The city feels entirely different to Sydney and simply doesn't make that kind of instant emotional impact we experienced in Circular Quay. How could it? There may be no other city on the planet capable of that effect. I am told by those who should know (and whom I unquestioningly believe) that you need to live in Melbourne to appreciate it. It offers a different pace of life to Sydney, but at the same time a higher percentage of cultural and artistic activities. To me, it seemed much more like a town with a British identity. The St. Kilda sorts the kind of pier you'd expect to find in Blackpool or Brighton (and not the Brighton located a few km south in Melbourne itself).
Walking around the city centre, near Federation Square and Collins Street, the difference with Sydney is clear. The people are whiter, the pretty buildings are prettier, (the ugly buildings are uglier), the streets are narrower and more intimate. Cafes are tucked into the even narrower alleyways, so you never quite know what you are going to see next: A jazz band, a street performer, another ethnic eatery (Melbourne's cuisine is reputed to be the best in the Southern Hemisphere). Trams move up and down the streets - as opposed to Sydney's trannys - some of them old and beautiful, others modern and menacing (the trams, not the trannys).
I had heard about Melbournes megalomaniac trams, that brook no resistence and take no prisoners from cars or pedestrians. Their absolute priority at some junctions has led to strange right-hand turn rules for cars. In Oz, you drive on the left, but instead of waiting on the innermost lane to turn right, you pull all the way over to the left, leaving space for the dreaded trams, until the traffic lights allow you to complete your manoevre. The detail that I was missing was that the signal to complete the righthand turn is the amber light. This means that if you are going straight on through a Melbourne traffic light, you better not do it on amber. I got a brake-screeching, heart-flopping lesson in Melbourne's rules of the road on our first day. Our rental car had Queensland plates - I think I haven't done the reputation of that state any favours.
We were based in Albert Park, a city suburb named for its principal feature: the public park that once a year plays host to the F1 Grand Prix (this weekend in fact). I never did get to drive the course in my rented Hyundai Elantra (where do they come UP with these car names!!?) but I did walk across it on the way to the playground with the kids. If you had asked me ten years ago, I would have given you very long odds indeed on such a reversal of priorities.

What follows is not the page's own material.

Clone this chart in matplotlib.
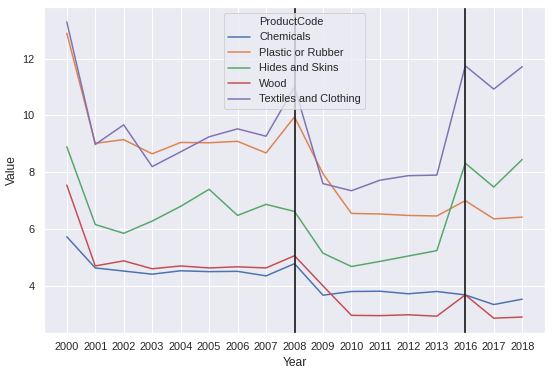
import numpy as np
import matplotlib
matplotlib.use("Agg")
import matplotlib.pyplot as plt
import seaborn as sns
from matplotlib.lines import Line2D

sns.set_theme(style="darkgrid")
plt.rcParams["font.family"] = ["Liberation Sans", "DejaVu Sans"]

years = ["2000", "2001", "2002", "2003", "2004", "2005", "2006", "2007", "2008",
         "2009", "2010", "2011", "2012", "2013", "2016", "2017", "2018"]

chemicals = [5.73, 4.63, 4.52, 4.41, 4.53, 4.50, 4.51, 4.35, 4.78,
             3.67, 3.80, 3.81, 3.72, 3.80, 3.68, 3.34, 3.53]
plastic = [12.9, 9.02, 9.15, 8.65, 9.05, 9.04, 9.09, 8.68, 9.95,
           7.95, 6.55, 6.53, 6.48, 6.46, 7.00, 6.36, 6.42]
hides = [8.90, 6.16, 5.85, 6.28, 6.80, 7.40, 6.48, 6.87, 6.62,
         5.15, 4.68, 4.86, 5.05, 5.24, 8.32, 7.48, 8.45]
wood = [7.55, 4.70, 4.88, 4.60, 4.70, 4.63, 4.67, 4.63, 5.06,
        4.00, 2.96, 2.95, 2.98, 2.93, 3.68, 2.86, 2.90]
textiles = [13.3, 8.98, 9.67, 8.20, 8.72, 9.25, 9.53, 9.27, 11.0,
            7.60, 7.35, 7.72, 7.88, 7.90, 11.75, 10.93, 11.72]

series = {
    "Chemicals": chemicals,
    "Plastic or Rubber": plastic,
    "Hides and Skins": hides,
    "Wood": wood,
    "Textiles and Clothing": textiles,
}
marked_years = ["2008", "2016"]

fig, ax = plt.subplots(figsize=(552 / 72, 374 / 72), dpi=72)
colors = sns.color_palette()
handles = [Line2D([], [], color="none")]
labels = ["ProductCode"]
for (name, vals), c in zip(series.items(), colors):
    h, = ax.plot(years, vals, color=c, lw=1.5)
    handles.append(h)
    labels.append(name)

for y in marked_years:
    ax.axvline(years.index(y), color="#262626", lw=1.8)

ax.set_xlabel("Year")
ax.set_ylabel("Value")
ax.legend(handles, labels, loc="upper center")

fig.subplots_adjust(left=44 / 552, right=545 / 552, top=1 - 7 / 374, bottom=1 - 333 / 374)
fig.savefig("out.png")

Jamie and Francesca's house is located on a street that has everything they need: park, school, shops, cafes. In this regard, life in Melbourne is very much like that in Sydney - people tend to stick to their own village. J&F can't go beyond the front door without meeting people they know. Walking from their front door to the bottleshop (off-license) and back with Jamie, I felt I had been caught up in a scene from West Wing. Characters came in from the left, words were exchanged on the hoof, then exit, stage right. All we were missing was a steadi-cam operator in front of us - and probably, let's face it Jamie, a sharper dialogue ;-)
Like Sydney - and Canberra - Melbourne has a lot of excellent museums. Regular readers of this blog might think that we - especially the children - have had our fill of museums, but nothing could be further from the truth. The quality and variety of museums here is very high, but the cost is low, in some cases zero. In a county like Ireland, with a wealth of social and natural history behind it, and hopefully a future tied to high technology in front of it, there really should be a lot of public money put into creating environments like these. Especially for kids.
In Cork, there is one small science museum, and a new observatory museum in Blackrock. But there are a dozen or more indoor playgrounds which dwarf these museums. On a rainy day, wouldn't it be wonderful to check out an undiscovered corner of a museum as a viable alternative to a playground? The entry price of Aussie - and especially Melbournian - museums makes this possible. Kids get in for free in many places, and adults pay just 6 australian dollars (4 euros). A museum, which despite the name can be an exciting place for kids if built and run properly, can inspire researchers of the future.
We left Melbourne on a Monday morning, the first Monday of March (have we really been on the road since December!?) and headed back to Sydney, this time via the coastal route of Princes Highway. It would take 3 nights to get to Sydney where we would get to spend one last evening before heading to Queensland.